The second story contains the results of one of those long-awaited reports on taser use. This time in Nova Scotia. .
Apparently the amount of training "differs significantly among law enforcement agencies", with RCMP and corrections officers receiving 16 hours of training to become a Taser operator while municipal police officers and sheriff’s deputies get half that. Some enforcement agencies require a supervisor’s approval whenever possible before using the stun gun, while others are told to give notification "as soon as practical" afterward. Some guidelines say the only time a Taser should be fired more than once is when a subject continues to resist, while others don’t mention it. All enforcement agencies are told to issue a verbal warning before using the Taser, but only some are directed to give an arc demonstration before firing it.
So there you go, now you know. Anything surprising there? Not really, I can't say I expected consistency in either training or rules of engagement. However, as Justice Minister Cecil Clarke noted, "differences are hard to justify".

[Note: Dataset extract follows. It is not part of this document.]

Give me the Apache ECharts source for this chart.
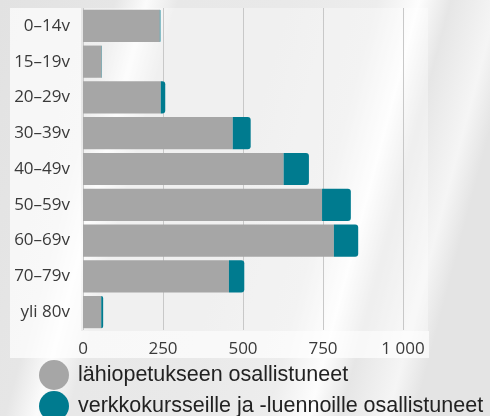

Incidentally, the report found that there was no "causal connection" between Taser use and last November's death of Howard Hyde, a 45-year old schizophrenic from Dartmouth who died about 30 hours after Halifax Regional Police subdued him with a Taser. Which doesn't much surprise me, either. Given that only a little digging will show that despite the number of people who have died after being shot with a Taser, it is very difficult to find more than one or two cases where the Taser itself is believed to have caused the death. Unfortunately, the media's favourite play seems to be to link the two events (being tasered and death) as being causal just because they both occurred.
And, as a final twist, the Halifax Police Department reports that their numbers show that there are more arrest injuries when tasers aren't used they when they are.